E, acima de tudo isso, um punhado de gente, que não precisa de bússola, nem tem fronteiras que a trave. Os que compram herdades na Toscana ou em Santo Domingo e viajam em jatos privados, sabendo que o mundo lhes cabe no bolso. Alberto vê isto há décadas. “Se eu tenho uma casa, se tenho um punhado de terra, eu sou um problema. Fecho o portão e mando-os passear, não me interessam as regras deles. E é por isso que os jovens não vão ter casa, nem direitos, porque assim não poderão queixar-se e terão de se submeter”, conclui.
Susana, uma engenheira agrónoma italiana que já deu aulas na Dinamarca, também vê uma política pensada para criar quem não se oponha à opressão, quem não reclame direitos. “Não se investe em Educação. Temos em Itália uma falta enorme de professores e as escolas estão cada vez pior. As pessoas sem educação ficam alienadas, estão alheadas da realidade política”, queixa-se, enquanto me explica, a mim e a uma sueca, que, desde que Meloni chegou ao poder, se começou a pôr em causa o direito ao aborto. “Agora, até já se fala na possibilidade de reverter o direito ao divórcio. Não creio que vá acontecer. Mas a verdade é que antes não se falava nisso e agora sim.”
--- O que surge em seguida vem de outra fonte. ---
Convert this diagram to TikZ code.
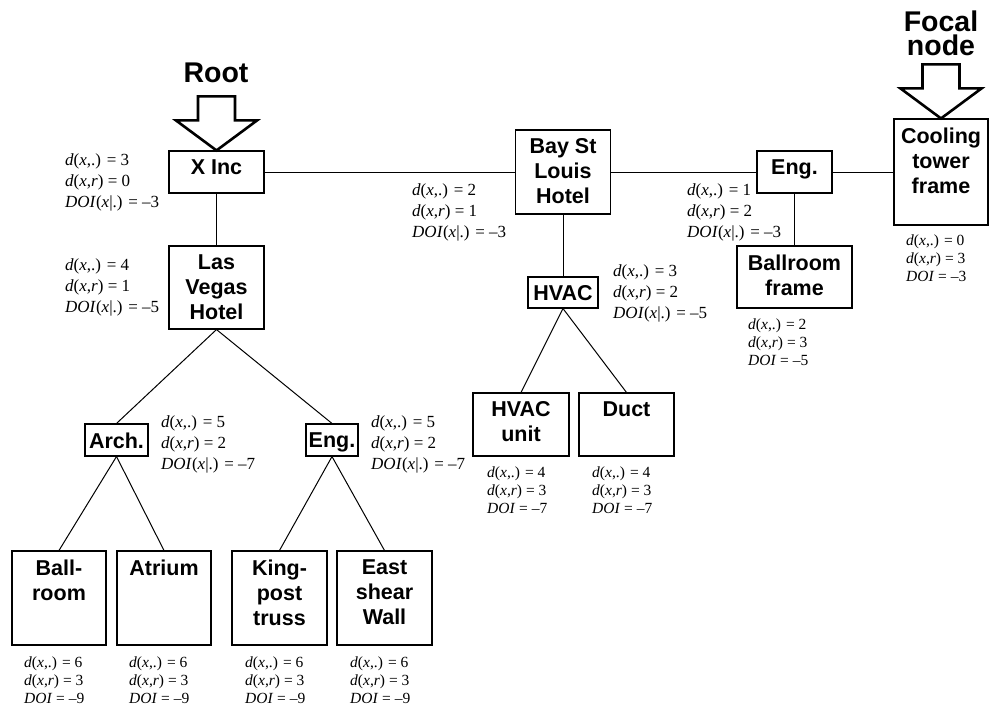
\documentclass[tikz,border=0pt]{standalone}
\usepackage{fontspec}
\setmainfont{Liberation Serif}
\newfontfamily\sansfam{Liberation Sans}
\newcommand\dxdot[1]{\textit{d}(\textit{x},.) = #1}
\newcommand\dxr[1]{\textit{d}(\textit{x},\textit{r}) = #1}
\newcommand\doicond[1]{\textit{DOI}(\textit{x}|.) = #1}
\newcommand\doiplain[1]{\textit{DOI} = #1}
\begin{document}
\begin{tikzpicture}[x=1pt,y=-1pt,
  box/.style 2 args={draw, line width=1.1pt, inner sep=0pt,
    minimum width=#1pt, minimum height=#2pt},
  boxtext/.style={anchor=north, align=center, inner sep=0pt, yshift=-9pt,
    font=\sansfam\bfseries\fontsize{21.5}{25}\selectfont},
  lab/.style={anchor=north west, align=left, inner sep=0pt,
    font=\fontsize{17}{21}\selectfont},
  slab/.style={anchor=north west, align=left, inner sep=0pt,
    font=\fontsize{15.5}{18}\selectfont},
  head/.style={anchor=base, inner sep=0pt,
    font=\sansfam\bfseries\fontsize{28.5}{30}\selectfont},
  link/.style={line width=1pt},
  blockarrow/.style={line width=2.6pt, line join=miter, fill=white},
  downarrow/.pic={
    \draw[blockarrow] (0,0) -- (40.5,-30) -- (18.5,-30) -- (18.5,-54)
      -- (-18.5,-54) -- (-18.5,-30) -- (-40.5,-30) -- cycle;
  }]
\fill[white] (0,0) rectangle (989,709);
\useasboundingbox (0,0) rectangle (989,709);

% upper row
\node[box={95}{42}]  (xinc) at (216.5,172) {};
\node[box={95}{84}]  (bay)  at (563,172) {};
\node[box={75}{42}]  (engr) at (794.5,172) {};
\node[box={94}{106}] (cool) at (941,172) {};
\node[box={95}{83}]  (lvh)  at (216.5,287.5) {};
\node[box={70}{31}]  (hvac) at (563,292.5) {};
\node[box={115}{62}] (bfr)  at (794.5,277) {};
% middle row
\node[box={63}{32}]  (arch)  at (116.5,440) {};
\node[box={52}{32}]  (engl)  at (332,440) {};
\node[box={96}{63}]  (hvacu) at (521,424.5) {};
\node[box={95}{63}]  (duct)  at (626.5,424.5) {};
% bottom row
\node[box={94}{94}]  (ballroom) at (59,598) {};
\node[box={94}{94}]  (atrium)   at (164,598) {};
\node[box={95}{94}]  (king)     at (279.5,598) {};
\node[box={95}{94}]  (east)     at (384.5,598) {};

% box captions
\node[boxtext] (xinc-t)     at (xinc.north)     {X Inc};
\node[boxtext] (bay-t)      at (bay.north)      {Bay St\\Louis\\Hotel};
\node[boxtext] (engr-t)     at (engr.north)     {Eng.};
\node[boxtext] (cool-t)     at (cool.north)     {Cooling\\tower\\frame};
\node[boxtext] (lvh-t)      at (lvh.north)      {Las\\Vegas\\Hotel};
\node[boxtext] (hvac-t)     at (hvac.north)     {HVAC};
\node[boxtext] (bfr-t)      at (bfr.north)      {Ballroom\\frame};
\node[boxtext] (arch-t)     at (arch.north)     {Arch.};
\node[boxtext] (engl-t)     at (engl.north)     {Eng.};
\node[boxtext] (hvacu-t)    at (hvacu.north)    {HVAC\\unit};
\node[boxtext] (duct-t)     at (duct.north)     {Duct};
\node[boxtext] (ballroom-t) at (ballroom.north) {Ball-\\room};
\node[boxtext] (atrium-t)   at (atrium.north)   {Atrium};
\node[boxtext] (king-t)     at (king.north)     {King-\\post\\truss};
\node[boxtext] (east-t)     at (east.north)     {East\\shear\\Wall};

% tree edges
\draw[link] (xinc.east) -- (bay.west);
\draw[link] (bay.east) -- (engr.west);
\draw[link] (engr.east) -- (cool.west);
\draw[link] (xinc.south) -- (lvh.north);
\draw[link] (bay.south) -- (hvac.north);
\draw[link] (engr.south) -- (bfr.north);
\draw[link] (lvh.south) -- (arch.north);
\draw[link] (lvh.south) -- (engl.north);
\draw[link] (hvac.south) -- (hvacu.north);
\draw[link] (hvac.south) -- (duct.north);
\draw[link] (arch.south) -- (ballroom.north);
\draw[link] (arch.south) -- (atrium.north);
\draw[link] (engl.south) -- (king.north);
\draw[link] (engl.south) -- (east.north);

% distance and DOI annotations
\node[lab] (xinc-l) at (65,153.5)  {\dxdot{3}\\\dxr{0}\\\doicond{–3}};
\node[lab] (lvh-l)  at (65,258.5)  {\dxdot{4}\\\dxr{1}\\\doicond{–5}};
\node[lab] (bay-l)  at (412,183.5) {\dxdot{2}\\\dxr{1}\\\doicond{–3}};
\node[lab] (hvac-l) at (613,265) {\dxdot{3}\\\dxr{2}\\\doicond{–5}};
\node[lab] (engr-l) at (687,183.5) {\dxdot{1}\\\dxr{2}\\\doicond{–3}};
\node[lab] (arch-l) at (161,415.5) {\dxdot{5}\\\dxr{2}\\\doicond{–7}};
\node[lab] (engl-l) at (371,415.5) {\dxdot{5}\\\dxr{2}\\\doicond{–7}};
\node[slab] (cool-l)     at (906,235) {\dxdot{0}\\\dxr{3}\\\doiplain{–3}};
\node[slab] (bfr-l)      at (748,319) {\dxdot{2}\\\dxr{3}\\\doiplain{–5}};
\node[slab] (hvacu-l)    at (487,467) {\dxdot{4}\\\dxr{3}\\\doiplain{–7}};
\node[slab] (duct-l)     at (592,467) {\dxdot{4}\\\dxr{3}\\\doiplain{–7}};
\node[slab] (ballroom-l) at (24,657)  {\dxdot{6}\\\dxr{3}\\\doiplain{–9}};
\node[slab] (atrium-l)   at (129,657) {\dxdot{6}\\\dxr{3}\\\doiplain{–9}};
\node[slab] (king-l)     at (245,657) {\dxdot{6}\\\dxr{3}\\\doiplain{–9}};
\node[slab] (east-l)     at (350,657) {\dxdot{6}\\\dxr{3}\\\doiplain{–9}};

% root and focal markers
\node[head] (root-h)  at (216,83) {Root};
\pic at (xinc.north) {downarrow};
\node[head] (focal-h) at (941,32) {Focal};
\node[head] (node-h)  at (941,56) {node};
\pic at (cool.north) {downarrow};
\end{tikzpicture}
\end{document}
Sempre que viajo, vem-me à cabeça um poema de Fernando Pessoa: “Viajar! Perder países!” Os versos são sobre a sofreguidão de quem quer ser livre de amarras e fronteiras. Mas quando penso neles, penso sobretudo em como, a cada viagem, ganhamos a capacidade de perceber que o mundo é, afinal, muito mais igual do que parece à superfície. E que as nossas singularidades podem mesmo ser menos esdrúxulas e singulares do que nos parecem por cá. Não, amigos, isto não é só em Portugal.